* Begin *

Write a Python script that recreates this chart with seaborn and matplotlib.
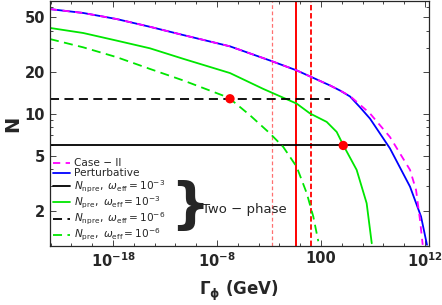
import numpy as np
import pandas as pd
import seaborn as sns
import matplotlib
matplotlib.use("Agg")
import matplotlib.pyplot as plt
from matplotlib.ticker import FixedLocator, FixedFormatter, LogLocator, NullFormatter

# valores (expoente log10 de Gamma_phi e N)
pert_logG = [-24.06, -20.86, -17.64, -14.44, -11.24, -6.75, -2.90, -0.34, 2.87,
             3.83, 4.79, 5.75, 6.71, 8.63, 10.56, 11.62, 12.19]
pert_N = [57.5, 53.9, 48.7, 42.8, 37.3, 30.9, 24.4, 20.7, 16.1,
          14.8, 13.4, 11.2, 9.27, 5.64, 2.98, 1.81, 1.13]

case2_logG = [-24.06, -20.86, -17.64, -14.44, -11.24, -6.75, -2.90, -0.34, 2.87,
              3.83, 4.79, 6.71, 8.63, 10.56, 11.14, 11.52, 11.78]
case2_N = [57.5, 53.9, 48.7, 42.8, 37.3, 30.9, 24.4, 20.7, 16.1,
           14.8, 13.5, 10.1, 6.82, 3.94, 2.82, 1.71, 1.13]

pre3_logG = [-24.06, -20.86, -17.64, -14.44, -11.24, -6.75, -3.55, -0.34, 0.94,
             2.55, 3.51, 4.14, 5.43, 6.39, 6.88]
pre3_N = [42.0, 38.6, 34.0, 29.9, 25.1, 19.8, 15.2, 11.9, 10.1,
          8.77, 7.42, 5.96, 3.94, 2.26, 1.16]

pre6_logG = [-24.06, -20.86, -17.64, -14.44, -11.24, -7.07, -6.75, -4.83,
             -2.90, -1.63, -0.34, 0.63, 1.26, 1.74]
pre6_N = [34.9, 30.4, 25.8, 21.2, 17.5, 13.3, 12.9, 9.8,
          7.23, 5.78, 4.15, 2.67, 1.81, 1.20]

npre3_logG = [-24.06, 8.15]
npre3_N = [5.92, 5.92]
npre6_logG = [-24.06, 2.87]
npre6_N = [12.9, 12.9]

dots_logG = [-6.75, 4.14]
dots_N = [12.9, 5.92]

vlines_logG = [-2.74, -0.38, 1.01]

xticks_exp = [-18, -8, 2, 12]
xtick_labels = [r'$\mathbf{10^{-18}}$', r'$\mathbf{10^{-8}}$', '100', r'$\mathbf{10^{12}}$']
yticks = [2, 5, 10, 20, 50]

sns.set_style('ticks')
plt.rcParams['font.family'] = ['DejaVu Sans']

fig = plt.figure(figsize=(4.42, 3.05), dpi=100)
ax = fig.add_axes([0.113, 0.192, 0.857, 0.805])


def curva(logG, N, **kw):
    df = pd.DataFrame({'G': 10.0 ** np.array(logG), 'N': N})
    return sns.lineplot(data=df, x='G', y='N', ax=ax, estimator=None, sort=False, **kw)


# linhas verticais em vermelho
ax.axvline(10 ** vlines_logG[0], color='#ff7070', lw=0.9, ls=(0, (3, 2)))
ax.axvline(10 ** vlines_logG[1], color='#ff0000', lw=1.4)
ax.axvline(10 ** vlines_logG[2], color='#ff0000', lw=1.3, ls=(0, (3, 1.5)))

curva(pert_logG, pert_N, color='#0000ff', lw=1.3, label='Perturbative')
curva(case2_logG, case2_N, color='#ff00ff', lw=1.3, ls=(0, (4, 3)), label='Case − II')
curva(npre3_logG, npre3_N, color='black', lw=1.3, label=r'$N_{\rm npre},\ \omega_{\rm eff}=10^{-3}$')
curva(pre3_logG, pre3_N, color='#00e600', lw=1.3, label=r'$N_{\rm pre},\ \omega_{\rm eff}=10^{-3}$')
curva(npre6_logG, npre6_N, color='black', lw=1.3, ls=(0, (5, 3)), label=r'$N_{\rm npre},\ \omega_{\rm eff}=10^{-6}$')
curva(pre6_logG, pre6_N, color='#00e600', lw=1.3, ls=(0, (5, 3)), label=r'$N_{\rm pre},\ \omega_{\rm eff}=10^{-6}$')

# pontos vermelhos
sns.scatterplot(x=10.0 ** np.array(dots_logG), y=dots_N, ax=ax, color='#ff0000',
                s=45, edgecolor='none', zorder=5)

ax.set_xscale('log')
ax.set_yscale('log')
ax.set_xlim(10 ** -24.06, 10 ** 12.36)
ax.set_ylim(1.10, 65.9)

ax.xaxis.set_major_locator(FixedLocator([10.0 ** e for e in xticks_exp]))
ax.xaxis.set_major_formatter(FixedFormatter(xtick_labels))
ax.xaxis.set_minor_locator(FixedLocator([10.0 ** e for e in range(-24, 13, 2)]))
ax.xaxis.set_minor_formatter(NullFormatter())
ax.yaxis.set_major_locator(FixedLocator(yticks))
ax.yaxis.set_major_formatter(FixedFormatter([str(v) for v in yticks]))
ax.yaxis.set_minor_locator(LogLocator(base=10, subs=np.arange(1, 10)))
ax.yaxis.set_minor_formatter(NullFormatter())

ax.tick_params(which='both', direction='in', top=True, right=True, width=0.6)
ax.tick_params(which='major', length=4, labelsize=10.5)
ax.tick_params(which='minor', length=2)
for lab in ax.get_xticklabels() + ax.get_yticklabels():
    lab.set_fontweight('bold')
for s in ax.spines.values():
    s.set_linewidth(0.9)

ax.set_xlabel(r'$\mathbf{\Gamma_\phi}$ (GeV)', fontsize=12, fontweight='bold', labelpad=6)
ax.set_ylabel('N', fontsize=14, fontweight='bold', labelpad=2)

# legenda na mesma ordem do original
h, l = ax.get_legend_handles_labels()
ordem = ['Case − II', 'Perturbative'] + l[2:]
hs = [h[l.index(o)] for o in ordem]
ax.legend(hs, ordem, loc='lower left', frameon=False, fontsize=7.6,
          handlelength=1.6, handletextpad=0.4, labelspacing=0.0,
          borderpad=0.2, borderaxespad=0.1)

# chave e texto "Two - phase"
fig.text(190 / 442, 1 - 207 / 305, '}', fontsize=40, fontweight='bold',
         va='center', ha='center')
fig.text(202 / 442, 1 - 210 / 305, 'Two − phase', fontsize=9.5,
         va='center', ha='left')

fig.savefig('out.png', dpi=100)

* End *

Report each line in the data that holds the word "matplotlib".

Write a Python script that recreates this chart with seaborn and matplotlib.
import matplotlib
matplotlib.use("Agg")
import matplotlib.pyplot as plt
from matplotlib.ticker import FixedLocator, FixedFormatter, LogLocator, NullFormatter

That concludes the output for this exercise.